Walker has taken in $25 million since January 2011, and now has $4.8 million cash on hand.
About two-thirds of the money he has raised this year has come from out of state, according to the Milwaukee Journal Sentinel.
Despite being at a big disadvantage, Barrett and Falk said they were pleased with the fundraising efforts so far.
Barrett, who didn't enter the governor's race until March 30, noted that he raised $750,000 of his $830,000 in the first 25 days of his campaign.
When combined with the nearly $500,000 he already had in the bank, Barrett has had $1.3 million to commit to his campaign for governor.

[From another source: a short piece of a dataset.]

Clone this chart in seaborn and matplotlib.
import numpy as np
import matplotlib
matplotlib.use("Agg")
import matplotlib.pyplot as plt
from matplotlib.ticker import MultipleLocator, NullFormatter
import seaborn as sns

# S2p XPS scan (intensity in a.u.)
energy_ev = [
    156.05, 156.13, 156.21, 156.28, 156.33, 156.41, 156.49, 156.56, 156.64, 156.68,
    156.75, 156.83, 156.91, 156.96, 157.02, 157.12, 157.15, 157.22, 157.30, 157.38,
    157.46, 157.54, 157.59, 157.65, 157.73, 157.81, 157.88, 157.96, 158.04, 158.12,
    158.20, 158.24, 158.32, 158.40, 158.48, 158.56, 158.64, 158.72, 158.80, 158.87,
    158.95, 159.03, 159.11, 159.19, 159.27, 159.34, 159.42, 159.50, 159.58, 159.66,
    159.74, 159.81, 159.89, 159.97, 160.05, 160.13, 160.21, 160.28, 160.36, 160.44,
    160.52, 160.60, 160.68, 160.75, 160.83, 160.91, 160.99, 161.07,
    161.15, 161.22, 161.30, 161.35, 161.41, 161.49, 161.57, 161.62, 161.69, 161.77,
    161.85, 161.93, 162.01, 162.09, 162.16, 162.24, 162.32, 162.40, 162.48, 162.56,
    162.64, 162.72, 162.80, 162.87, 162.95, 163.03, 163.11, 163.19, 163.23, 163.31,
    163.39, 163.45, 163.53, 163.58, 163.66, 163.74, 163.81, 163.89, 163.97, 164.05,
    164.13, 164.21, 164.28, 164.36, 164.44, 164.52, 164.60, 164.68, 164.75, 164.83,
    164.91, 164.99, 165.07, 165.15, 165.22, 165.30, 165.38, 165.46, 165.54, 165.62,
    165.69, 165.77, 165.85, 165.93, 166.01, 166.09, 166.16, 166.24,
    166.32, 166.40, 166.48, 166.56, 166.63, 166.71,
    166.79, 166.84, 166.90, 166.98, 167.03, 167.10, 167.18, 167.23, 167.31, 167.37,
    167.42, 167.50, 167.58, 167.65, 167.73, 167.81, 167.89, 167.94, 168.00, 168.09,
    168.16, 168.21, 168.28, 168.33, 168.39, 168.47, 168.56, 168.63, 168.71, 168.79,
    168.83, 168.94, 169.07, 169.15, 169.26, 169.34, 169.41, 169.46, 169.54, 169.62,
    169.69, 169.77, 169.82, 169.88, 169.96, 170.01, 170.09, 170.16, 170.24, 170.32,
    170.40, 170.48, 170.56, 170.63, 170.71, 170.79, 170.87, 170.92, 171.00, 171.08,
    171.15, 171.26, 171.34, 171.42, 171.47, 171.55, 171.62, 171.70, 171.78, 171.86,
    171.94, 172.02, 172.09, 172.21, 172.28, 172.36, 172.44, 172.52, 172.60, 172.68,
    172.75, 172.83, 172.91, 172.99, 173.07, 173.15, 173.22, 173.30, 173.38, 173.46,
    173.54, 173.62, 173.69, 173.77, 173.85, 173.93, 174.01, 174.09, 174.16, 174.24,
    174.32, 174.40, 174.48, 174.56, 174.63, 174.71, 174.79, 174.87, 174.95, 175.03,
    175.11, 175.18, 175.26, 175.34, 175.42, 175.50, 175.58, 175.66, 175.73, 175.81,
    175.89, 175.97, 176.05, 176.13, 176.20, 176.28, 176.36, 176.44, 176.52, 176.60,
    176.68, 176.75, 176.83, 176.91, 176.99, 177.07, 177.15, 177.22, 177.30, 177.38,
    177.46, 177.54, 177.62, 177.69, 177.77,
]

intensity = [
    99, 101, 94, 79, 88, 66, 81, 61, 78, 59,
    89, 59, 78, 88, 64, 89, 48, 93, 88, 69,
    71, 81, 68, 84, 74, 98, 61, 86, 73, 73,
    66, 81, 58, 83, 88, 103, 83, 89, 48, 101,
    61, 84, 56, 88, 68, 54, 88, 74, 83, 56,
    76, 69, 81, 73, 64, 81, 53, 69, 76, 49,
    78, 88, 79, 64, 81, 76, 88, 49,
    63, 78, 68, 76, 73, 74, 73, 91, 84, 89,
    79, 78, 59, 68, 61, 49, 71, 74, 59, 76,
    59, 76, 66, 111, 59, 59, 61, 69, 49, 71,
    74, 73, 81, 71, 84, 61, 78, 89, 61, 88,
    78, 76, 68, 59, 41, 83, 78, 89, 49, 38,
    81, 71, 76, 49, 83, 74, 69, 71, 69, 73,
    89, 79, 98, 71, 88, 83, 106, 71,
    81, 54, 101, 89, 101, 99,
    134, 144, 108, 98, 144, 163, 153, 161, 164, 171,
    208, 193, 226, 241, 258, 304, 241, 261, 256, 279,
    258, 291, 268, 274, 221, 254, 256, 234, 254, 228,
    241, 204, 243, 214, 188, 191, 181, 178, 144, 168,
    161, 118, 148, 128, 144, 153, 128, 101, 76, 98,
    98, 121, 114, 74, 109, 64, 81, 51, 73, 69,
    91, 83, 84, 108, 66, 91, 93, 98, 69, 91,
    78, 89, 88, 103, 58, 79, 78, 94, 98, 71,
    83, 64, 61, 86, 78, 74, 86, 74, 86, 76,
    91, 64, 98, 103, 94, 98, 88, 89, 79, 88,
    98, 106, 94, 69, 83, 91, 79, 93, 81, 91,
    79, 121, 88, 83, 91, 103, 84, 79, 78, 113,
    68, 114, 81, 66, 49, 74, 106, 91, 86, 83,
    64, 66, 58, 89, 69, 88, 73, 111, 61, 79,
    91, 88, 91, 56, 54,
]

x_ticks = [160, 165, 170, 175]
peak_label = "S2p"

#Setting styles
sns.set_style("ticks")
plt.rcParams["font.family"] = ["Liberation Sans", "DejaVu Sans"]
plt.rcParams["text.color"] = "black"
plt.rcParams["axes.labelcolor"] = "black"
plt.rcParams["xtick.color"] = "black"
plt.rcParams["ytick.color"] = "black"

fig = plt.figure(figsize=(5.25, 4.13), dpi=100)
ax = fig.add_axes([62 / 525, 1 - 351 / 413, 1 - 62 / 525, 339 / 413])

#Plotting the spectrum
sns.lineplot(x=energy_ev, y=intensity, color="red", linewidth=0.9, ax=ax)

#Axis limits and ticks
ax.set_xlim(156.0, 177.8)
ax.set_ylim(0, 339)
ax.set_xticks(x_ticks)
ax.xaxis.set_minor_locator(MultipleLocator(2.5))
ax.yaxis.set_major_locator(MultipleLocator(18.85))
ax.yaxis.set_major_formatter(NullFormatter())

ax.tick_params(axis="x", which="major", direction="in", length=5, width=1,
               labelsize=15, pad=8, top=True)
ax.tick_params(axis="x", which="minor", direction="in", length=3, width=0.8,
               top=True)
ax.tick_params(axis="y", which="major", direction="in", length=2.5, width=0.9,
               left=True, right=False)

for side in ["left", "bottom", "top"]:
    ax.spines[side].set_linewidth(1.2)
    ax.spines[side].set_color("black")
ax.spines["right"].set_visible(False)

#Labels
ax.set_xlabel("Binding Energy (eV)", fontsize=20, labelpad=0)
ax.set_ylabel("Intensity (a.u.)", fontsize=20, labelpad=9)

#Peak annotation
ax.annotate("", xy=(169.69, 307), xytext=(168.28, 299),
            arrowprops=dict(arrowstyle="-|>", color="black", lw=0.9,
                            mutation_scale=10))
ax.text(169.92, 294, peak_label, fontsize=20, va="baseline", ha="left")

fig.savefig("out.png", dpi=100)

The campaign had $475,500 cash on hand as of April 23 — about 10 percent of what Walker has.
"I am honored and proud to have the support of so people at the grassroots level who share my commitment to ending the political turmoil caused by Scott Walker's ideological civil war," Barrett said in a statement. "As your governor, I will bring our state together, focus on creating jobs, and restore trust in the governor's office."
Barrett also noted that 99 percent of his contributions were from individual donors and that 90 percent were of $100 or less.
Of her contributions so far, Falk said:
“I’m so grateful for the broad coalition of support that I have received from people all across Wisconsin. We have built the big tent of support needed to beat Scott Walker. In an extremely short period of time, we were able to bring people together and raise $1 million dollars because they know I am the only candidate with the backing to beat Scott Walker and end his ‘War on Women.’”
She had $118,000 cash on hand as of April 23 and also blasted the huge amounts raised by Walker.
"He raised $13 million from across the country because he’s delivered an extreme agenda that isn’t our Wisconsin values, and I’m proud to stand with the nearly one million people who have signed a recall petition to remove him from office," she said in a statement.
Two other candidates in the Democratic primary raised significantly smaller amounts, according to the Journal Sentinel.
Secretary of State Doug La Follette raised $118,000, but $112,000 of that was from his own money. State Sen. Kathleen Vinehout raised $44,000.
Republican Lt. Gov. Rebecca Kleefisch, who does not have a primary challenger, raised more than $540,000 during this election cycle.
Her campaign said 84 percent of the contributions are from Wisconsin donors, and more than More than 89 percent of the campaign's donations come from individuals who contributed $100 or less.